Half an hour in a tube is better than 4 hours of flying with wifi (including the security and delays in an airport)...not to mention the cost.
I optimistic. I'm hoping its the new thing garners excitement and political good will and someone builds one. It works and spreads.

In the US the shifting of the populace to the left after the long period of "we need smaller government, get government out of the way" (see Bernie Sanders).

As someone in a small Northeast City that can't seem to extend a trolley based subway line 3 miles, and commuting time here is stupid... I'm a little worried, plus I"m not sure I'd like to ride it..

It's not an impossible idea. It's just a really bad idea.

There are far more efficient ways of transporting people at high speeds and lower costs than this.

What are the advantages here? It's more expensive than high-speed rail, for example.

SF to LA in 30 minutes for $20? Seems advantageous to me.
This thing barely has more capacity per day than a few trains. If it really was $20, the induced demand would kill it.
I don't understand your capacity comment. The original doc estimated 850 per hour on the average (sufficient to accommodate current demand) with room to grow.
850 / hour sounds wildly optimistic for something that can carry only 28 passengers in a pod, but even at face value, that's peanuts compared to what trains can do (especially since travel isn't evenly spread over 24 hours). Trains can easily reach 20-25 times that capacity.

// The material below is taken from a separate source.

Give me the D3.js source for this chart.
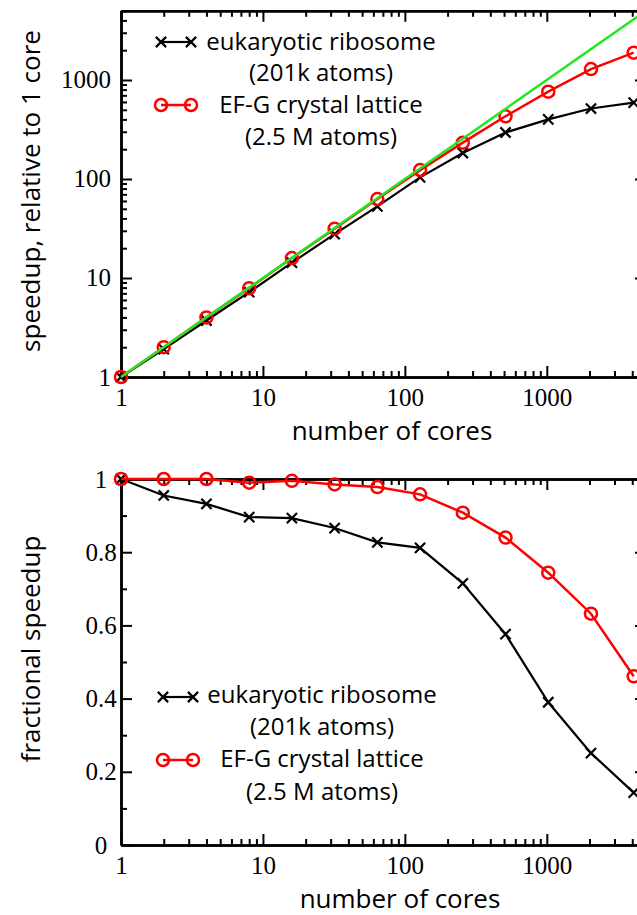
<!doctype html>
<html>
<head>
<meta charset="utf-8">
<script src="https://cdn.jsdelivr.net/npm/d3@7"></script>
<style>
  body { margin: 0; background: #fff; }
  svg { display: block; }
  .ttl { font-family: "Open Sans", sans-serif; font-size: 26px; fill: #000; }
  .leg { font-family: "Open Sans", sans-serif; font-size: 24px; fill: #000; }
</style>
</head>
<body>
<svg width="637" height="915"></svg>
<script>
// data
const cores = [1, 2, 4, 8, 16, 32, 64, 128, 256, 512, 1024, 2048, 4096];
const riboSpeedup = [1, 1.91, 3.72, 7.2, 14.3, 27.7, 52.8, 104, 183, 295, 400, 515, 590];
const latticeSpeedup = [1, 2, 4, 7.9, 15.9, 31.5, 62.7, 123, 233, 430, 763, 1290, 1890];
const riboFraction = [1, 0.955, 0.932, 0.896, 0.893, 0.866, 0.827, 0.812, 0.715, 0.576, 0.39, 0.251, 0.143];
const latticeFraction = [1, 1, 1, 0.99, 0.995, 0.985, 0.978, 0.958, 0.908, 0.84, 0.744, 0.632, 0.461];
const ideal = [1, 5000];
const logTicks = [1, 10, 100, 1000];
const fracTicks = [0, 0.2, 0.4, 0.6, 0.8, 1];
const fracMinor = [0.1, 0.3, 0.5, 0.7, 0.9];

const svg = d3.select("svg");
const L = 121, R = 646;

// minor log ticks 2..9 of each decade
function logMinor(max) {
  const out = [];
  for (let p = 1; p < max; p *= 10)
    for (let k = 2; k <= 9; k++) if (p * k <= max) out.push(p * k);
  return out;
}

function frame(x, y, yMajor, yMinor, yFmt, top, bottom, yPad, yAnchor) {
  const g = svg.append("g");
  [[d3.axisBottom, bottom, true], [d3.axisTop, top, false]].forEach(([ax, pos, lab]) => {
    g.append("g").attr("transform", `translate(0,${pos})`)
      .call(ax(x).tickValues(logMinor(5000)).tickSize(-6).tickSizeOuter(0).tickFormat(""));
    g.append("g").attr("transform", `translate(0,${pos})`)
      .call(ax(x).tickValues(logTicks).tickSize(-11).tickSizeOuter(0).tickPadding(11)
        .tickFormat(lab ? d3.format("d") : ""));
  });
  [[d3.axisLeft, L, true], [d3.axisRight, R, false]].forEach(([ax, pos, lab]) => {
    g.append("g").attr("transform", `translate(${pos},0)`)
      .call(ax(y).tickValues(yMinor).tickSize(-6).tickSizeOuter(0).tickFormat(""));
    const a = g.append("g").attr("transform", `translate(${pos},0)`)
      .call(ax(y).tickValues(yMajor).tickSize(-11).tickSizeOuter(0).tickPadding(yPad)
        .tickFormat(lab ? yFmt : ""));
    if (lab) a.selectAll("text").attr("text-anchor", yAnchor);
  });
  g.selectAll(".domain").attr("stroke", "#000").attr("stroke-width", 2.5);
  g.selectAll(".tick line").attr("stroke", "#000").attr("stroke-width", 2);
  g.selectAll(".tick text").style("font-family", '"Liberation Serif", "DejaVu Serif", serif')
    .style("font-size", "25px").attr("fill", "#000");
  return g;
}

function series(x, y, ys, kind) {
  const pts = cores.map((c, i) => [x(c), y(ys[i])]);
  const col = kind === "x" ? "#000" : "#f00";
  svg.append("path").attr("d", d3.line()(pts)).attr("fill", "none")
    .attr("stroke", col).attr("stroke-width", kind === "x" ? 2.2 : 2.5);
  marks(pts, kind);
}

function marks(pts, kind) {
  if (kind === "x") {
    svg.append("g").selectAll("path").data(pts).join("path")
      .attr("transform", d => `translate(${d[0]},${d[1]})`)
      .attr("d", d3.symbol(d3.symbolX, 70)())
      .attr("fill", "none").attr("stroke", "#000").attr("stroke-width", 2.2);
  } else {
    svg.append("g").selectAll("circle").data(pts).join("circle")
      .attr("cx", d => d[0]).attr("cy", d => d[1]).attr("r", 6)
      .attr("fill", "none").attr("stroke", "#f00").attr("stroke-width", 2.5);
  }
}

function legend(x0, y0, base, cx) {
  const rows = [["x", "eukaryotic ribosome", "(201k atoms)"], ["o", "EF-G crystal lattice", "(2.5 M atoms)"]];
  rows.forEach(([k, a, b], i) => {
    const yy = y0 + i * 63;
    const col = k === "x" ? "#000" : "#f00";
    svg.append("line").attr("x1", x0).attr("x2", x0 + 30).attr("y1", yy).attr("y2", yy)
      .attr("stroke", col).attr("stroke-width", k === "x" ? 2.2 : 2.5);
    marks([[x0, yy], [x0 + 30, yy]], k);
    svg.append("text").attr("class", "leg").attr("x", cx).attr("y", base[2 * i])
      .attr("text-anchor", "middle").text(a);
    svg.append("text").attr("class", "leg").attr("x", cx).attr("y", base[2 * i + 1])
      .attr("text-anchor", "middle").text(b);
  });
}

// ---- top: speedup
const x1 = d3.scaleLog().domain([1, 5000]).range([L, R]);
const y1 = d3.scaleLog().domain([1, 5000]).range([377, 10.8]);
frame(x1, y1, logTicks, logMinor(5000), d3.format("d"), 10.8, 377, 10, "end");
series(x1, y1, riboSpeedup, "x");
series(x1, y1, latticeSpeedup, "o");
svg.append("path").attr("d", d3.line()(ideal.map(v => [x1(v), y1(v)])))
  .attr("stroke", "#1ee81e").attr("stroke-width", 2.5);
legend(161, 42, [50, 81, 113, 145], 321);
svg.append("text").attr("class", "ttl").attr("text-anchor", "middle")
  .attr("transform", "translate(40,191) rotate(-90)").text("speedup, relative to 1 core");
svg.append("text").attr("class", "ttl").attr("text-anchor", "middle")
  .attr("x", 392).attr("y", 440).text("number of cores");

// ---- bottom: fractional speedup
const x2 = d3.scaleLog().domain([1, 5000]).range([L, R]);
const y2 = d3.scaleLinear().domain([0, 1]).range([845, 479]);
frame(x2, y2, fracTicks, fracMinor, d => d3.format("~g")(d), 479, 845, 20, "middle");
series(x2, y2, riboFraction, "x");
series(x2, y2, latticeFraction, "o");
legend(163, 697, [703, 735, 767, 800], 322);
svg.append("text").attr("class", "ttl").attr("text-anchor", "middle")
  .attr("transform", "translate(40,649) rotate(-90)").text("fractional speedup");
svg.append("text").attr("class", "ttl").attr("text-anchor", "middle")
  .attr("x", 400).attr("y", 908).text("number of cores");
</script>
</body>
</html>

Anyway, it's silly to consider current demand. The demand currently is capped by the time / expense/ inconvenience it takes to get from one place to another. If it really took half an hour, people would start using it to commute, go out for dinner in other city, etc, and one would need to meet demands similar to rapid transit lines. BART can move 25,000 people / hour (and it's full during peak demand). Hyperloop would need similar demand.